Voice from the Dungeon
This report begins: 'The die is now cast, the sword of Justice has been bared and is about to descend on his devoted head. His days are numbered, the sixth day of March being the one fixed for execution.' The sheet was published by McIntosh & Co. of Edinburgh.

Warning to all Young Lovers
This execution notice begins: 'Being the Last Dying Speech and Confession of these two unhappy lovers, JOHN CAMAISH and CATHERINE KINRADE . . . For . . . Murder of Mrs Camaish.' This sheet was published by John Muir of Glasgow.

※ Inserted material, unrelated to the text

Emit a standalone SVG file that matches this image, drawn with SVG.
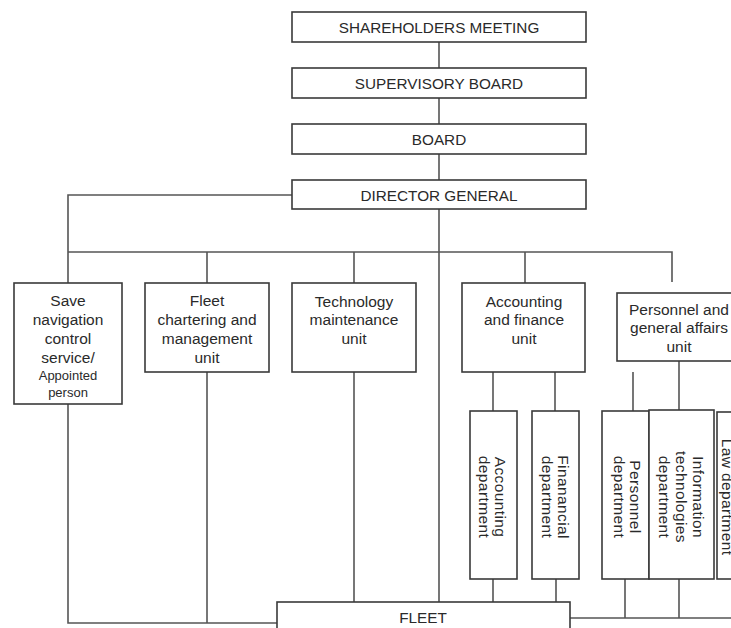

Warning to the Wicked, or, Margaret Dickson's Welcome to the Gibbet
This broadside begins with an invocation followed by a narrative, and ends with an admonition. The invocation begins: 'Ye Sons of Satan, Candidates of Hell, / Listen unto the serious Truths I tell'. The narrative begins: 'I With this hellish Wretch's Life begin / A black Account, yet bright Display of Sin'.

William Burk's Execution
Verse 1: 'Let old and young unto my song a while attention pay, / The news I'll tell will please you well, the monster Burke's away. / At the head of Libberton Wynd he finished his career, / There's few, I'm sure, rich or poor, for him would shed a tear.' This broadside carries no publication details. A short news report headlined 'QUEEN-SQUARE' has been pasted on to the sheet beneath the ballad.